Problem details. Restate exactly the lines of the entries below, beginning with the first and ending with the line that holds "(1,0) -- (1,443);". Pictures are not copied.

-- start Exercise input --

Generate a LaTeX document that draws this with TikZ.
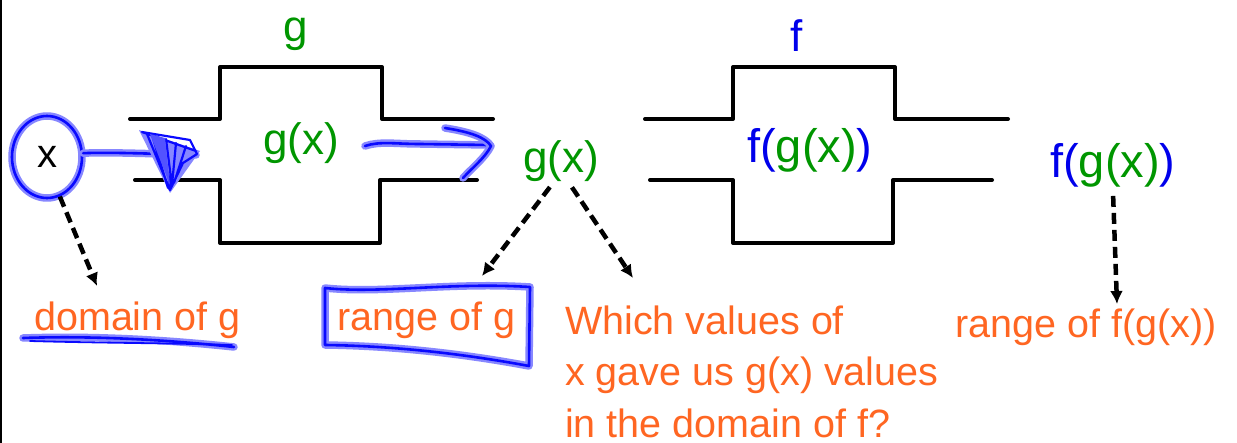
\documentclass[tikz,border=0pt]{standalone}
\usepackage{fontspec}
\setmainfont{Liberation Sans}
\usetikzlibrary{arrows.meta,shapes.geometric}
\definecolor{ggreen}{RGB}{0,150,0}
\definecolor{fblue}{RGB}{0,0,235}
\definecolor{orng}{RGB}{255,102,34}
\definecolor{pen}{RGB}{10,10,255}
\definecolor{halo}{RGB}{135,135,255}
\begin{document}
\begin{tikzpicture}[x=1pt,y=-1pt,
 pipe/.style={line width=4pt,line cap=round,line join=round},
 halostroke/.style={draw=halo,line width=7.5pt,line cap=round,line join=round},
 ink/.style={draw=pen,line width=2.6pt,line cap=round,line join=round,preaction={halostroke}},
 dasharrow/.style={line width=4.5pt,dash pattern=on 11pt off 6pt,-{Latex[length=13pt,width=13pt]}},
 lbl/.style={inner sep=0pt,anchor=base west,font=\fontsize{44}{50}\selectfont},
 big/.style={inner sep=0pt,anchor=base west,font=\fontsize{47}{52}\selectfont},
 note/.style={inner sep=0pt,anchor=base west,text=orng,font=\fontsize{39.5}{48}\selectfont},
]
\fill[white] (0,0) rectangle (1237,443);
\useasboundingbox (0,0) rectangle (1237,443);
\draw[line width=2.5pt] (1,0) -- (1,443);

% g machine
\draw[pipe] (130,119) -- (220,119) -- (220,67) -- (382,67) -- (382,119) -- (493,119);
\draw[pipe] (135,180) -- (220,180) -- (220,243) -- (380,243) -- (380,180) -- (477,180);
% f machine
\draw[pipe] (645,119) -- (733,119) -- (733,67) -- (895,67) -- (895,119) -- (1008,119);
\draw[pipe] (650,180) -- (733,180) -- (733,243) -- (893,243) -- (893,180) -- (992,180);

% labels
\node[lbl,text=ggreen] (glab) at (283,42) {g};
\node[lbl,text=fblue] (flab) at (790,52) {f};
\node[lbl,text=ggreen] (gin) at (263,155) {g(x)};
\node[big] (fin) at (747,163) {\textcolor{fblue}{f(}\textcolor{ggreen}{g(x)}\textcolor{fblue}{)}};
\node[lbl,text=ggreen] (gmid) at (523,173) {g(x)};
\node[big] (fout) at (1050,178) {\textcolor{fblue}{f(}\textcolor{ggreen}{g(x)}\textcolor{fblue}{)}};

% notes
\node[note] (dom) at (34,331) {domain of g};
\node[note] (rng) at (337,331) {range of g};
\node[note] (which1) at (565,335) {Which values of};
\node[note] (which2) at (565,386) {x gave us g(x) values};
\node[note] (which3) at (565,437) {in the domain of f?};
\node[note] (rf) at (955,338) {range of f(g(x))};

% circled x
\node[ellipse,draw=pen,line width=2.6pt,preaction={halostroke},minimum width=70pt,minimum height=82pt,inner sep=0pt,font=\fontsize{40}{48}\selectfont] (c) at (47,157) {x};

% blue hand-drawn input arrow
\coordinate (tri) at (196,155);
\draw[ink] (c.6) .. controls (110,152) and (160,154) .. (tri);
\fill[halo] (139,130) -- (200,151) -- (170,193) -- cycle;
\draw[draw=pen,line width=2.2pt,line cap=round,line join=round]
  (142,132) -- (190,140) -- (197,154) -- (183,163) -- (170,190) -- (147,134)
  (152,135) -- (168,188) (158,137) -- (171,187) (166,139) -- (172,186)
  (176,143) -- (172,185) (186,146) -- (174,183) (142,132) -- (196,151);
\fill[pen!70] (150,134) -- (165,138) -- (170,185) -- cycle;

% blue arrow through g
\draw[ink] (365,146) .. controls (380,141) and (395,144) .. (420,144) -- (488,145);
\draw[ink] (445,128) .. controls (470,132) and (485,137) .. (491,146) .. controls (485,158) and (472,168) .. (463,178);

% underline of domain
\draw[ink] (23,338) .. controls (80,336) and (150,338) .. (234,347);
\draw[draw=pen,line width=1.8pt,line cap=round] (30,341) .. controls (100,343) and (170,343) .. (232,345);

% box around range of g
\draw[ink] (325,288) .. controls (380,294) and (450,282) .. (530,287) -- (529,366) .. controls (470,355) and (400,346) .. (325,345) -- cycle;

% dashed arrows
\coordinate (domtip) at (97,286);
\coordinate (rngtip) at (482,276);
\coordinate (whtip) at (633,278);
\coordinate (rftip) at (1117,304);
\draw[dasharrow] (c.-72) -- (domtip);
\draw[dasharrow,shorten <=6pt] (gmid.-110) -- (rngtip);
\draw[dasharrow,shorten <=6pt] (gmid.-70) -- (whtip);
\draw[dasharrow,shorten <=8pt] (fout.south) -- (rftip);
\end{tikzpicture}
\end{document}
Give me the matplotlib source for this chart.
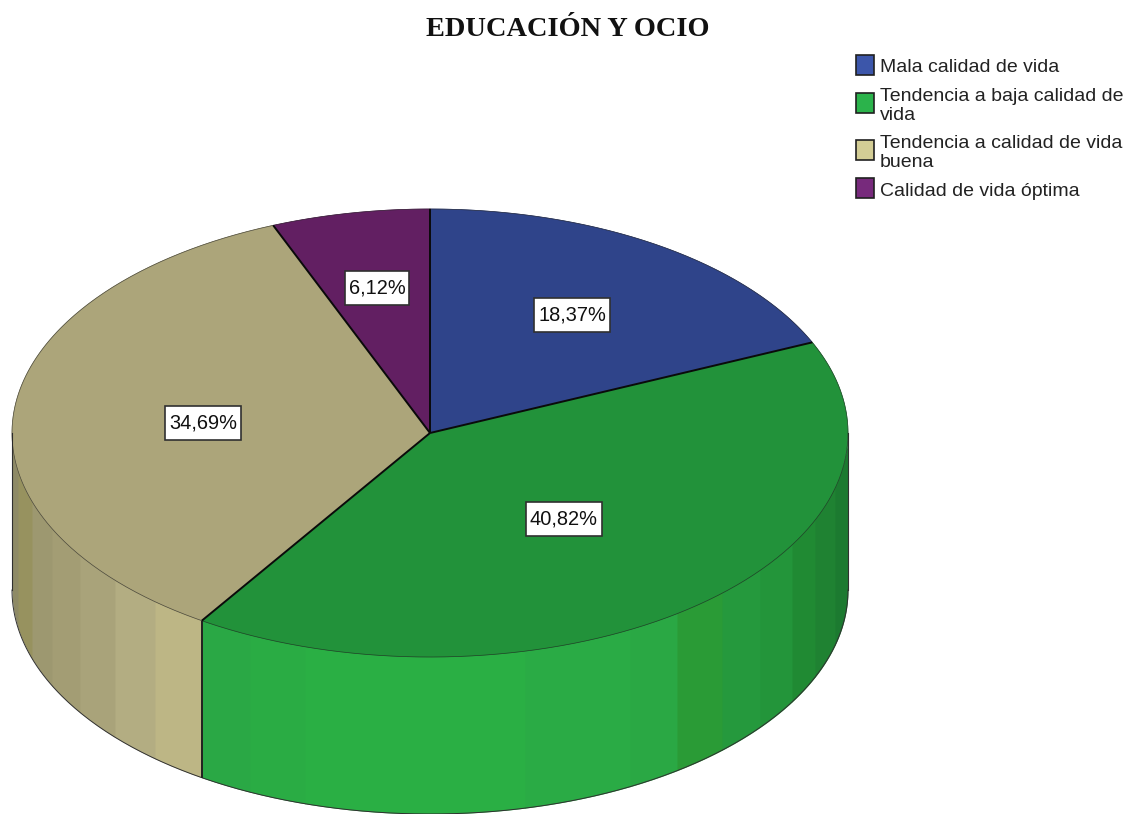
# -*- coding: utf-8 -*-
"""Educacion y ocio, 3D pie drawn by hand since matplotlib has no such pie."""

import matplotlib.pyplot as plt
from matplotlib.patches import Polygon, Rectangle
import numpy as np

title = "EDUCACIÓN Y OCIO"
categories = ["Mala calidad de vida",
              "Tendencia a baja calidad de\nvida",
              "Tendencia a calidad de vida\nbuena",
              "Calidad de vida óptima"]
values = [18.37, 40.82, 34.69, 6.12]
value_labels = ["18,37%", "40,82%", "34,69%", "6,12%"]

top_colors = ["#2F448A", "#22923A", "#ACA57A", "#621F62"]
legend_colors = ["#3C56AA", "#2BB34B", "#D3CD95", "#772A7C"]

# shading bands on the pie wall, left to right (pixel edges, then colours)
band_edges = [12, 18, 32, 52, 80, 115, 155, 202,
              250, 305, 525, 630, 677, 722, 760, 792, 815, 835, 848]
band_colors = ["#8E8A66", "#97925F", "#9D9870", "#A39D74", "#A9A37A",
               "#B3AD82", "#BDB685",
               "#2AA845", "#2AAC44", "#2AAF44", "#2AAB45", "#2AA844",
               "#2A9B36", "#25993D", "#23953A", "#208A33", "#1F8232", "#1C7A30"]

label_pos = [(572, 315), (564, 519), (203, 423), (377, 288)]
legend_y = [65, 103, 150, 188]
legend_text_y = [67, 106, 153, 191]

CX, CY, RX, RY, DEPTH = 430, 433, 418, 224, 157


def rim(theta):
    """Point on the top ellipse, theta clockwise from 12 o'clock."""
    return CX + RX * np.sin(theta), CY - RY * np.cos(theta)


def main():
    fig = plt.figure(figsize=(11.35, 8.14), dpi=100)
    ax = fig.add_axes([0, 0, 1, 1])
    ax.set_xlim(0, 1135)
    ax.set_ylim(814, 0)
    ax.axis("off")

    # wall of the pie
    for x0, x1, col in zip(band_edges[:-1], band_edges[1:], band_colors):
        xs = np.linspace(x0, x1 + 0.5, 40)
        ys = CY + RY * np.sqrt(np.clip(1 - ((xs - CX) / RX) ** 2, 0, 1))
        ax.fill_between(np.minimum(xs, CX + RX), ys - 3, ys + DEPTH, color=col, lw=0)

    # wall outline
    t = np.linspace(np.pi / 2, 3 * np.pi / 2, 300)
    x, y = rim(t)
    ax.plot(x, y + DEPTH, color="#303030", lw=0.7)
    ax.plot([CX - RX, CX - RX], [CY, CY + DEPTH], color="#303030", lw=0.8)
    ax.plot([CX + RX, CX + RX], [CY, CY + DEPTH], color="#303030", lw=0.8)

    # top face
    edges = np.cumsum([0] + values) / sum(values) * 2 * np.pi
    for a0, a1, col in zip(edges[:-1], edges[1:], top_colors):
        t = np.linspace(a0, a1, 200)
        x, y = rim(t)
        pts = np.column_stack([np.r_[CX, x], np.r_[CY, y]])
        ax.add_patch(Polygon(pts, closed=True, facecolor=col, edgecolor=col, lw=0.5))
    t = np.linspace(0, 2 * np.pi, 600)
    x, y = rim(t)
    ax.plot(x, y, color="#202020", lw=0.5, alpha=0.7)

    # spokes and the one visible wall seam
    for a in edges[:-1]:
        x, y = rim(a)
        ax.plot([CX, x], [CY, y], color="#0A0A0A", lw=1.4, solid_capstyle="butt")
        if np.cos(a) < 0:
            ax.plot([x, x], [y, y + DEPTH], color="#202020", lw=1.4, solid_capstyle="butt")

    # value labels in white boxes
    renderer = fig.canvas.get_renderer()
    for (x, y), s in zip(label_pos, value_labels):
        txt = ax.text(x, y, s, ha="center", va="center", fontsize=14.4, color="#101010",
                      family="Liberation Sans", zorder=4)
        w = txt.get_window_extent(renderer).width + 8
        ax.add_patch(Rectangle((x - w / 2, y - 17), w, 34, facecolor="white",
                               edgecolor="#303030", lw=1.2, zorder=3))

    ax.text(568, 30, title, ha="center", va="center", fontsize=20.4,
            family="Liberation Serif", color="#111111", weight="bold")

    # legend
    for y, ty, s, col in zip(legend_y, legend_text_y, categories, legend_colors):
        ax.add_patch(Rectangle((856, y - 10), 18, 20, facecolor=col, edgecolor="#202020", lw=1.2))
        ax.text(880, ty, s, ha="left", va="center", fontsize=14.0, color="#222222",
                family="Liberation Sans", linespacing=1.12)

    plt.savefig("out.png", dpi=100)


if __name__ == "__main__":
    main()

-- end Exercise input --

Task answer.
Generate a LaTeX document that draws this with TikZ.
\documentclass[tikz,border=0pt]{standalone}
\usepackage{fontspec}
\setmainfont{Liberation Sans}
\usetikzlibrary{arrows.meta,shapes.geometric}
\definecolor{ggreen}{RGB}{0,150,0}
\definecolor{fblue}{RGB}{0,0,235}
\definecolor{orng}{RGB}{255,102,34}
\definecolor{pen}{RGB}{10,10,255}
\definecolor{halo}{RGB}{135,135,255}
\begin{document}
\begin{tikzpicture}[x=1pt,y=-1pt,
 pipe/.style={line width=4pt,line cap=round,line join=round},
 halostroke/.style={draw=halo,line width=7.5pt,line cap=round,line join=round},
 ink/.style={draw=pen,line width=2.6pt,line cap=round,line join=round,preaction={halostroke}},
 dasharrow/.style={line width=4.5pt,dash pattern=on 11pt off 6pt,-{Latex[length=13pt,width=13pt]}},
 lbl/.style={inner sep=0pt,anchor=base west,font=\fontsize{44}{50}\selectfont},
 big/.style={inner sep=0pt,anchor=base west,font=\fontsize{47}{52}\selectfont},
 note/.style={inner sep=0pt,anchor=base west,text=orng,font=\fontsize{39.5}{48}\selectfont},
]
\fill[white] (0,0) rectangle (1237,443);
\useasboundingbox (0,0) rectangle (1237,443);
\draw[line width=2.5pt] (1,0) -- (1,443);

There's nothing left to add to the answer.